Collection entries
-----

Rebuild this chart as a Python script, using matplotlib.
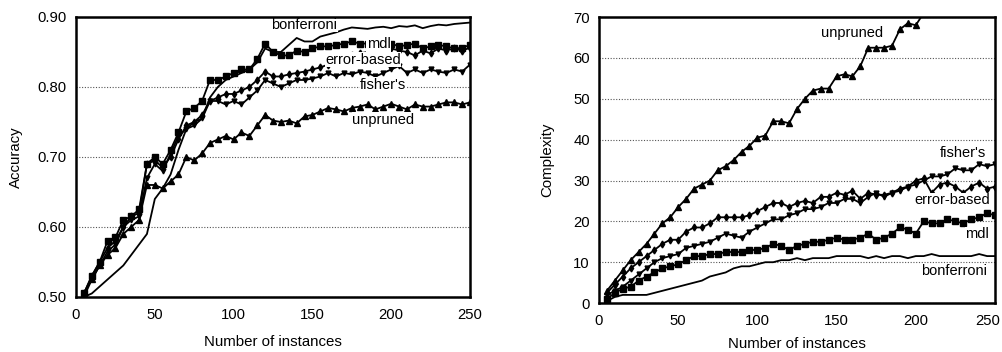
import numpy as np
import matplotlib
matplotlib.use("Agg")
import matplotlib.pyplot as plt
from matplotlib.transforms import ScaledTranslation

plt.rcParams['font.family'] = ['Liberation Sans', 'DejaVu Sans']

# number of instances (shared x values)
instances = list(range(5, 251, 5))

# --- accuracy panel ---
acc_bonferroni = [0.500, 0.505, 0.515, 0.525, 0.535, 0.545, 0.560, 0.575, 0.590, 0.640,
                  0.655, 0.675, 0.710, 0.740, 0.750, 0.755, 0.785, 0.800, 0.810, 0.815,
                  0.820, 0.825, 0.835, 0.855, 0.850, 0.850, 0.860, 0.870, 0.865, 0.865,
                  0.872, 0.875, 0.878, 0.882, 0.885, 0.884, 0.883, 0.885, 0.886, 0.884,
                  0.887, 0.886, 0.888, 0.884, 0.887, 0.889, 0.888, 0.890, 0.891, 0.892]
acc_mdl = [0.505, 0.530, 0.550, 0.580, 0.585, 0.610, 0.615, 0.625, 0.690, 0.700,
           0.690, 0.710, 0.735, 0.765, 0.770, 0.780, 0.810, 0.810, 0.815, 0.820,
           0.825, 0.825, 0.840, 0.862, 0.850, 0.845, 0.845, 0.852, 0.850, 0.855,
           0.858, 0.858, 0.860, 0.862, 0.865, 0.862, 0.862, 0.862, 0.860, 0.862,
           0.858, 0.860, 0.862, 0.855, 0.858, 0.860, 0.858, 0.855, 0.856, 0.860]
acc_error = [0.505, 0.530, 0.550, 0.570, 0.580, 0.600, 0.615, 0.620, 0.690, 0.695,
             0.685, 0.700, 0.725, 0.745, 0.750, 0.760, 0.780, 0.785, 0.790, 0.790,
             0.795, 0.800, 0.810, 0.822, 0.815, 0.815, 0.818, 0.820, 0.822, 0.825,
             0.828, 0.832, 0.838, 0.842, 0.845, 0.848, 0.850, 0.852, 0.855, 0.855,
             0.852, 0.850, 0.845, 0.852, 0.848, 0.855, 0.852, 0.855, 0.852, 0.856]
acc_fisher = [0.505, 0.525, 0.545, 0.565, 0.575, 0.600, 0.610, 0.615, 0.670, 0.690,
              0.680, 0.705, 0.730, 0.740, 0.745, 0.755, 0.780, 0.780, 0.775, 0.780,
              0.775, 0.785, 0.795, 0.810, 0.805, 0.800, 0.805, 0.810, 0.810, 0.812,
              0.815, 0.820, 0.815, 0.820, 0.818, 0.822, 0.820, 0.815, 0.820, 0.825,
              0.830, 0.820, 0.825, 0.820, 0.825, 0.822, 0.820, 0.825, 0.822, 0.832]
acc_unpruned = [0.500, 0.525, 0.545, 0.560, 0.570, 0.590, 0.600, 0.610, 0.660, 0.660,
                0.655, 0.665, 0.675, 0.700, 0.695, 0.705, 0.720, 0.725, 0.730, 0.725,
                0.735, 0.730, 0.745, 0.760, 0.752, 0.750, 0.752, 0.748, 0.758, 0.760,
                0.765, 0.770, 0.768, 0.765, 0.770, 0.772, 0.775, 0.768, 0.772, 0.776,
                0.772, 0.768, 0.775, 0.772, 0.772, 0.775, 0.778, 0.778, 0.775, 0.778]

# --- complexity panel ---
cx_bonferroni = [0.5, 1.5, 2, 2, 2, 2, 2.5, 3, 3.5, 4,
                 4.5, 5, 5.5, 6.5, 7, 7.5, 8.5, 9, 9, 9.5,
                 10, 10, 10.5, 10.5, 11, 10.5, 11, 11, 11, 11.5,
                 11.5, 11.5, 11.5, 11, 11.5, 11, 11.5, 11.5, 11, 11.5,
                 11.5, 12, 11.5, 11.5, 11.5, 11.5, 11.5, 12, 11.5, 11.5]
cx_mdl = [1, 2.5, 3.5, 4, 5.5, 6.5, 7.5, 8.5, 9, 9.5,
          10.5, 11.5, 11.5, 12, 12, 12.5, 12.5, 12.5, 13, 13,
          13.5, 14.5, 14, 13, 14, 14.5, 15, 15, 15.5, 16,
          15.5, 15.5, 16, 17, 15.5, 16, 17, 18.5, 18, 17,
          20, 19.5, 19.5, 20.5, 20, 19.5, 20.5, 21, 22, 21.5]
cx_error = [2.5, 4.5, 6.5, 8.5, 10, 11.5, 13, 14.5, 15.5, 15.5,
            17.5, 18.5, 18.5, 19.5, 21, 21, 21, 21, 21.5, 22.5,
            23.5, 24.5, 24.5, 23.5, 24.5, 25, 24.5, 26, 26, 27,
            26.5, 27.5, 25.5, 27, 26.5, 26.5, 27, 28, 28.5, 30,
            30.5, 27, 29, 29.5, 28.5, 27, 28.5, 29.5, 28, 28.5]
cx_fisher = [2, 3, 4, 5.5, 7, 8.5, 10, 11, 11.5, 12,
             13.5, 14, 14.5, 15, 16, 17, 16.5, 16, 17.5, 18.5,
             19.5, 20.5, 20.5, 21.5, 22, 23, 23, 23.5, 24.5, 24.5,
             25.5, 25.5, 24.5, 26, 27, 26, 27, 27.5, 28.5, 29,
             30, 31, 31, 31.5, 33, 32.5, 32.5, 34, 33.5, 34]
cx_unpruned = [3, 5.5, 8, 10.5, 12.5, 14.5, 17, 19.5, 21, 23.5,
               25.5, 28, 29, 30, 32.5, 33.5, 35, 37, 38.5, 40.5,
               41, 44.5, 44.5, 44, 47.5, 50, 52, 52.5, 52.5, 55.5,
               56, 55.5, 58, 62.5, 62.5, 62.5, 63, 67, 68.5, 68,
               71, np.nan, np.nan, np.nan, np.nan, np.nan, np.nan, np.nan, np.nan, np.nan]


def style_axes(ax, ylim, yticks, yfmt, ylabel, xlabelpad, ylabelpad):
    ax.set_xlim(0, 250)
    ax.set_ylim(*ylim)
    ax.set_xticks([0, 50, 100, 150, 200, 250])
    ax.set_yticks(yticks)
    ax.set_yticklabels([yfmt.format(v) for v in yticks])
    ax.tick_params(length=0, labelsize=10.7)
    ax.tick_params(axis='x', pad=8)
    ax.tick_params(axis='y', pad=6.5)
    for s in ax.spines.values():
        s.set_linewidth(1.8)
        s.set_zorder(6)
    ax.yaxis.grid(True, linestyle=(0, (1, 1.5)), color='#555555', linewidth=0.8)
    ax.set_axisbelow(True)
    ax.set_xlabel("Number of instances", fontsize=10.8, labelpad=xlabelpad)
    ax.set_ylabel(ylabel, fontsize=10.8, labelpad=ylabelpad)


def draw_series(ax, b, m, e, f, u):
    kw = dict(color='black', lw=1.3)
    ax.plot(instances, b, **kw)
    ax.plot(instances, m, marker='s', ms=4.5, **kw)
    ax.plot(instances, e, marker='d', ms=3.5, **kw)
    ax.plot(instances, f, marker='v', ms=3.5, **kw)
    ax.plot(instances, u, marker='^', ms=4, **kw)


fig = plt.figure(figsize=(10.03, 3.52), dpi=100)
ax1 = fig.add_axes([0.0758, 0.1563, 0.3928, 0.7955])
ax2 = fig.add_axes([0.5972, 0.1390, 0.3948, 0.8125])

draw_series(ax1, acc_bonferroni, acc_mdl, acc_error, acc_fisher, acc_unpruned)
style_axes(ax1, (0.5, 0.9), [0.5, 0.6, 0.7, 0.8, 0.9], "{:.2f}", "Accuracy", 9, 11)

lbl = dict(fontsize=10.5, ha='center', va='center', zorder=5,
           bbox=dict(facecolor='white', edgecolor='none', pad=0.3))
ax1.text(145, 0.889, "bonferroni", **lbl)
ax1.text(192, 0.861, "mdl", **lbl)
ax1.text(182, 0.839, "error-based", **lbl)
ax1.text(195, 0.803, "fisher's", **lbl)
ax1.text(195, 0.753, "unpruned", **lbl)

draw_series(ax2, cx_bonferroni, cx_mdl, cx_error, cx_fisher, cx_unpruned)
style_axes(ax2, (0, 70), [0, 10, 20, 30, 40, 50, 60, 70], "{:d}", "Complexity", 6, 14)

# last tick label of the right panel sits a little left so it stays on the page
last = ax2.get_xticklabels()[-1]
last.set_transform(last.get_transform() + ScaledTranslation(-5 / 72, 0, fig.dpi_scale_trans))

ax2.text(160, 66, "unpruned", **lbl)
ax2.text(230, 36.7, "fisher's", **lbl)
ax2.text(223, 25.2, "error-based", **lbl)
ax2.text(238.6, 16.9, "mdl", **lbl)
ax2.text(224, 7.8, "bonferroni", **lbl)

fig.savefig("out.png", dpi=100)
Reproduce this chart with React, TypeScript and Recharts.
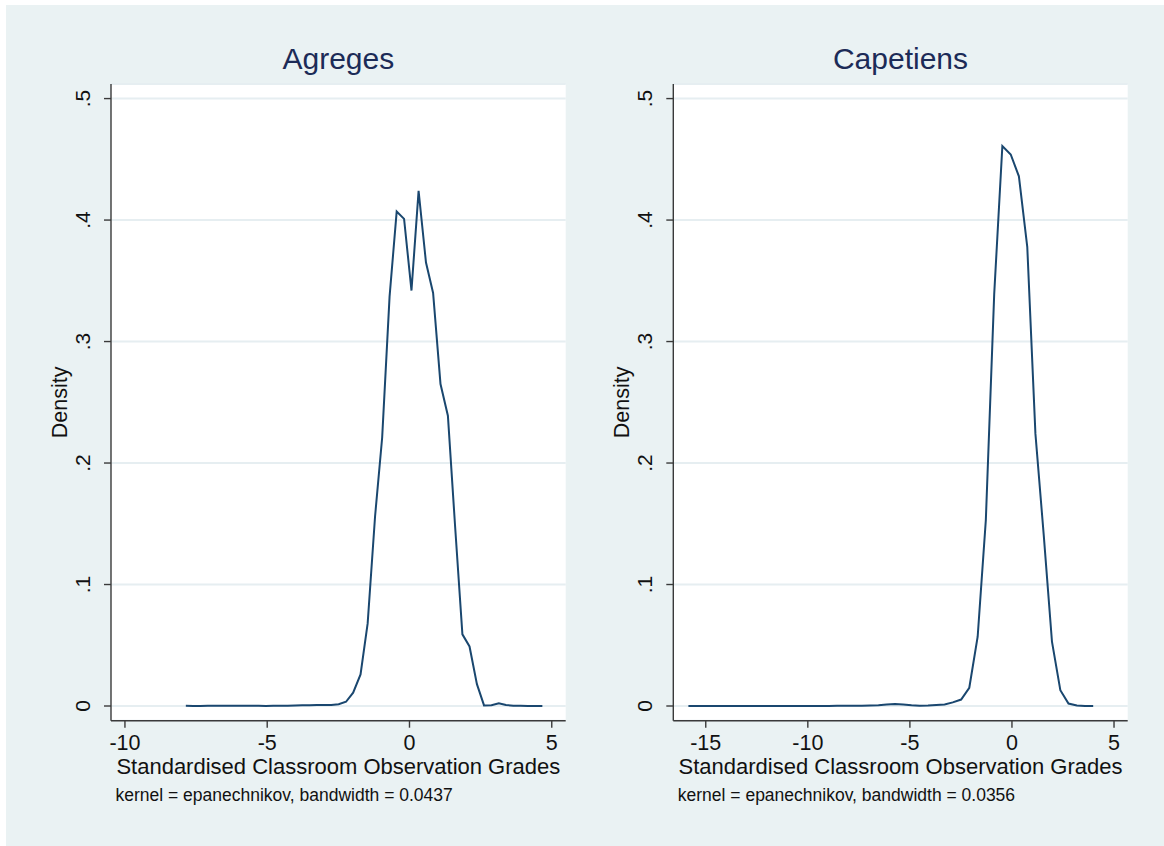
import React from "react";
import { LineChart, Line, XAxis, YAxis, CartesianGrid, Label } from "recharts";

// ---- Data (kdensity evaluation grid, 50 points each) ----
const agregesX = [
  -7.86, -7.6, -7.35, -7.09, -6.84, -6.58, -6.33, -6.07, -5.81, -5.56,
  -5.3, -5.05, -4.79, -4.54, -4.28, -4.02, -3.77, -3.51, -3.26, -3.0,
  -2.75, -2.49, -2.23, -1.98, -1.72, -1.47, -1.21, -0.96, -0.7, -0.45,
  -0.19, 0.07, 0.32, 0.58, 0.83, 1.09, 1.35, 1.6, 1.86, 2.11,
  2.37, 2.62, 2.88, 3.14, 3.39, 3.65, 3.9, 4.16, 4.41, 4.67,
];
const agregesY = [
  0.0002, 0.0001, 0.0001, 0.0002, 0.0003, 0.0003, 0.0002, 0.0002, 0.0003, 0.0002,
  0.0002, 0.0001, 0.0002, 0.0003, 0.0003, 0.0005, 0.0006, 0.0006, 0.0008, 0.0008,
  0.0008, 0.0015, 0.0035, 0.011, 0.026, 0.068, 0.156, 0.221, 0.337, 0.407,
  0.401, 0.342, 0.424, 0.365, 0.34, 0.265, 0.239, 0.149, 0.059, 0.049,
  0.018, 0.0005, 0.0006, 0.0022, 0.0008, 0.0003, 0.0002, 0.0001, 0.0001, 0.0001,
];

const capetiensX = [
  -15.85, -15.45, -15.04, -14.64, -14.23, -13.83, -13.42, -13.02, -12.61, -12.21,
  -11.8, -11.4, -10.99, -10.59, -10.18, -9.78, -9.38, -8.97, -8.57, -8.16,
  -7.76, -7.35, -6.95, -6.54, -6.14, -5.73, -5.33, -4.92, -4.52, -4.11,
  -3.71, -3.3, -2.9, -2.49, -2.09, -1.68, -1.28, -0.87, -0.47, -0.06,
  0.34, 0.75, 1.15, 1.56, 1.96, 2.37, 2.77, 3.18, 3.58, 3.98,
];
const capetiensY = [
  0.0001, 0.0001, 0.0001, 0.0001, 0.0001, 0.0001, 0.0001, 0.0001, 0.0001, 0.0001,
  0.0001, 0.0001, 0.0001, 0.0001, 0.0001, 0.0001, 0.0001, 0.0001, 0.0002, 0.0002,
  0.0002, 0.0003, 0.0004, 0.0006, 0.0012, 0.0017, 0.0012, 0.0006, 0.0003, 0.0004,
  0.0008, 0.0013, 0.003, 0.0053, 0.015, 0.057, 0.153, 0.339, 0.461, 0.454,
  0.436, 0.378, 0.224, 0.14, 0.053, 0.013, 0.002, 0.0004, 0.0001, 0.0001,
];

const agregesTicks = [-10, -5, 0, 5];
const capetiensTicks = [-15, -10, -5, 0, 5];
const yTicks = [0, 0.1, 0.2, 0.3, 0.4, 0.5];
const yTickLabels = ["0", ".1", ".2", ".3", ".4", ".5"];

const titles = ["Agreges", "Capetiens"];
const xTitle = "Standardised Classroom Observation Grades";
const yTitle = "Density";
const notes = [
  "kernel = epanechnikov, bandwidth = 0.0437",
  "kernel = epanechnikov, bandwidth = 0.0356",
];

// ---- Styling ----
const FONT = "'Liberation Sans', Arial, Helvetica, sans-serif";
const OUTER_BG = "#eaf2f3";
const GRID = "#e6eef1";
const LINE = "#1a476f";
const AXIS = "#3a3a3a";
const TEXT = "#111111";
const TITLE = "#1c2b57";

const toData = (xs: number[], ys: number[]) => xs.map((x, i) => ({ x, y: ys[i] }));

const XTick = (props: any) => {
  const { x, y, payload } = props;
  return (
    <text x={x} y={y + 20.5} textAnchor="middle" fontFamily={FONT} fontSize={21.5} fill={TEXT}>
      {String(payload.value)}
    </text>
  );
};

const YTick = (props: any) => {
  const { x, y, payload } = props;
  const idx = yTicks.findIndex((t) => Math.abs(t - payload.value) < 1e-9);
  const label = idx >= 0 ? yTickLabels[idx] : String(payload.value);
  const bx = x - 12;
  return (
    <text
      x={bx}
      y={y}
      textAnchor="middle"
      transform={`rotate(-90, ${bx}, ${y})`}
      fontFamily={FONT}
      fontSize={21}
      fill={TEXT}
    >
      {label}
    </text>
  );
};

const makeXLabel = (title: string, note: string) => (props: any) => {
  const vb = props.viewBox || {};
  const cx = vb.x + vb.width / 2;
  const top = vb.y;
  return (
    <g>
      <text x={cx} y={top - 651.7} textAnchor="middle" fontFamily={FONT} fontSize={30} fill={TITLE}>
        {title}
      </text>
      <text x={cx} y={top + 53.3} textAnchor="middle" fontFamily={FONT} fontSize={22} fill={TEXT}>
        {xTitle}
      </text>
      <text x={vb.x + 4.5} y={top + 80.3} textAnchor="start" fontFamily={FONT} fontSize={17.5} fill={TEXT}>
        {note}
      </text>
    </g>
  );
};

const YLabel = (props: any) => {
  const vb = props.viewBox || {};
  const bx = vb.x + vb.width - 44;
  const cy = vb.y + vb.height / 2;
  return (
    <text
      x={bx}
      y={cy}
      textAnchor="middle"
      transform={`rotate(-90, ${bx}, ${cy})`}
      fontFamily={FONT}
      fontSize={21.5}
      fill={TEXT}
    >
      {yTitle}
    </text>
  );
};

type PanelProps = {
  left: number;
  width: number;
  yAxisWidth: number;
  marginRight: number;
  data: { x: number; y: number }[];
  domain: [number, number];
  ticks: number[];
  title: string;
  note: string;
};

const Panel = ({ left, width, yAxisWidth, marginRight, data, domain, ticks, title, note }: PanelProps) => (
  <div style={{ position: "absolute", left, top: 0, width, height: 846 }}>
    <LineChart
      width={width}
      height={846}
      data={data}
      margin={{ top: 84, right: marginRight, bottom: 65.3, left: 0 }}
    >
      <CartesianGrid vertical={false} horizontal={true} fill="#ffffff" stroke={GRID} strokeWidth={2} />
      <XAxis
        dataKey="x"
        type="number"
        domain={domain}
        ticks={ticks}
        allowDataOverflow
        height={60}
        tickSize={7}
        axisLine={{ stroke: AXIS, strokeWidth: 1.4 }}
        tickLine={{ stroke: AXIS, strokeWidth: 1.4 }}
        tick={<XTick />}
        interval={0}
      >
        <Label content={makeXLabel(title, note)} />
      </XAxis>
      <YAxis
        type="number"
        domain={[-0.0121, 0.512]}
        ticks={yTicks}
        allowDataOverflow
        width={yAxisWidth}
        tickSize={7}
        axisLine={{ stroke: AXIS, strokeWidth: 1.4 }}
        tickLine={{ stroke: AXIS, strokeWidth: 1.4 }}
        tick={<YTick />}
        interval={0}
      >
        <Label content={YLabel} />
      </YAxis>
      <Line
        type="linear"
        dataKey="y"
        stroke={LINE}
        strokeWidth={2}
        dot={false}
        activeDot={false}
        isAnimationActive={false}
      />
    </LineChart>
  </div>
);

export default function App() {
  const agreges = toData(agregesX, agregesY);
  const capetiens = toData(capetiensX, capetiensY);
  return (
    <div style={{ position: "absolute", left: 0, top: 0, width: 1164, height: 846, background: "#ffffff", overflow: "hidden" }}>
      <div style={{ position: "absolute", left: 6, top: 5, width: 1158, height: 841, background: OUTER_BG }} />
      <Panel
        left={0}
        width={580}
        yAxisWidth={111}
        marginRight={14.3}
        data={agreges}
        domain={[-10.49, 5.49]}
        ticks={agregesTicks}
        title={titles[0]}
        note={notes[0]}
      />
      <Panel
        left={562}
        width={602}
        yAxisWidth={111.3}
        marginRight={36.3}
        data={capetiens}
        domain={[-16.59, 5.67]}
        ticks={capetiensTicks}
        title={titles[1]}
        note={notes[1]}
      />
    </div>
  );
}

-----

Skip the pictures and quote each line of the entries above, from the first through the line with "instances = list(range(5, 251, 5))", exactly as it appears.

**RESULT BELOW**.
Rebuild this chart as a Python script, using matplotlib.
import numpy as np
import matplotlib
matplotlib.use("Agg")
import matplotlib.pyplot as plt
from matplotlib.transforms import ScaledTranslation

plt.rcParams['font.family'] = ['Liberation Sans', 'DejaVu Sans']

# number of instances (shared x values)
instances = list(range(5, 251, 5))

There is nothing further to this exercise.